2010-05-24 Thread David Goldsmith
On Mon, May 24, 2010 at 11:01 AM, Charles R Harris 
charlesr.har...@gmail.com wrote:

 Hi All,

 I'm wondering if we could extend the current documentation format to the c
 source code. The string blocks would be implemented something like

 /**NpyDoc
 The Answer.

 Answer the Ultimate Question of Life, the Universe, and Everything.

 Parameters
 --
 We don't need no stinkin' parameters.

 Notes
 -
 The run time of this routine may be excessive.

 
 */
 int
 answer_ultimate_question(void)
 {
 return 42;
 }

 and the source scanned to generate the usual documentation. Thoughts?

 Chuck


IMO it would be necessary to make such doc have the same status w.r.t. the
Wiki as the Python source; how much tweaking of pydocweb would that require
(Pauli is already over-committed in that regard; Joe, Perry, and I are
taking steps to try to alleviate this, but nothing is close to materializing
yet).  I know that as far as Joe and I are concerned, getting pydocweb to
support a dual review process is a much higher, longer-standing priority.
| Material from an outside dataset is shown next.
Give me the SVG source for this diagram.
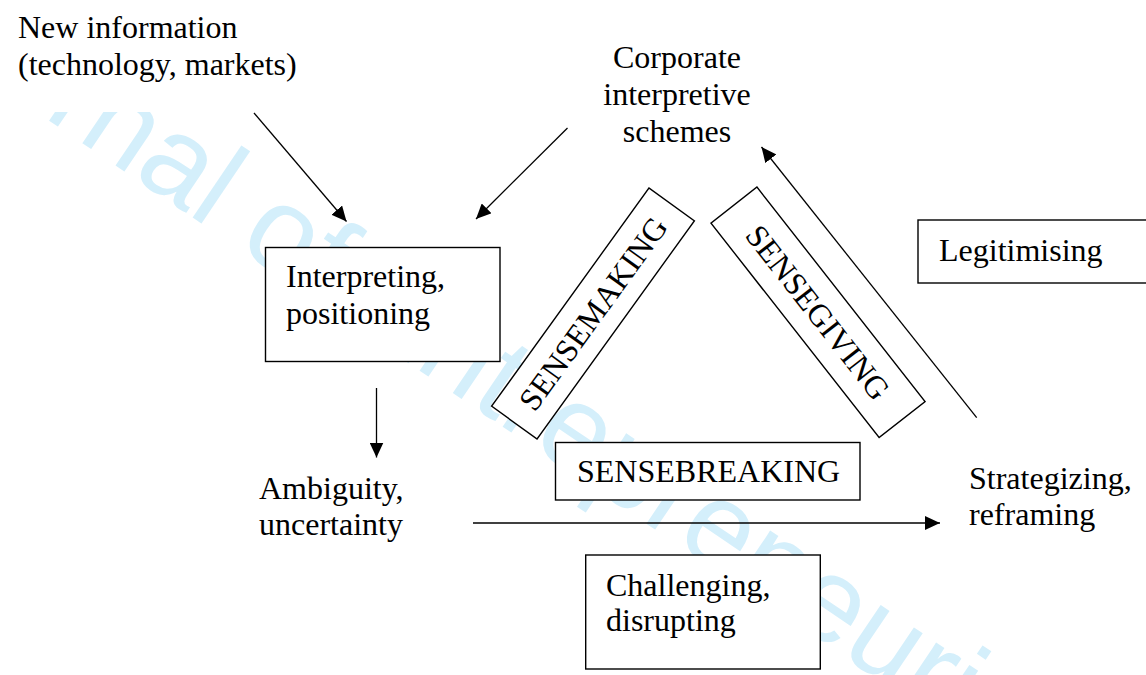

Also, quoting from the docstring standard: An optional section for
examples...while optional, this section is very strongly encouraged.
(Personally, I think this section should be required, not optional, for
functions, and methods which require their own docstrings.)  But requiring
docwriters to supply working (i.e., compilable, linkable, runable) c code
examples (which would appear to be necessary because the coders appear to be
loath to provide their docstrings with examples) might be asking too much
(since we try to keep the doc writing effort open to persons at least
comfortable w/ Python, though not necessarily w/ c).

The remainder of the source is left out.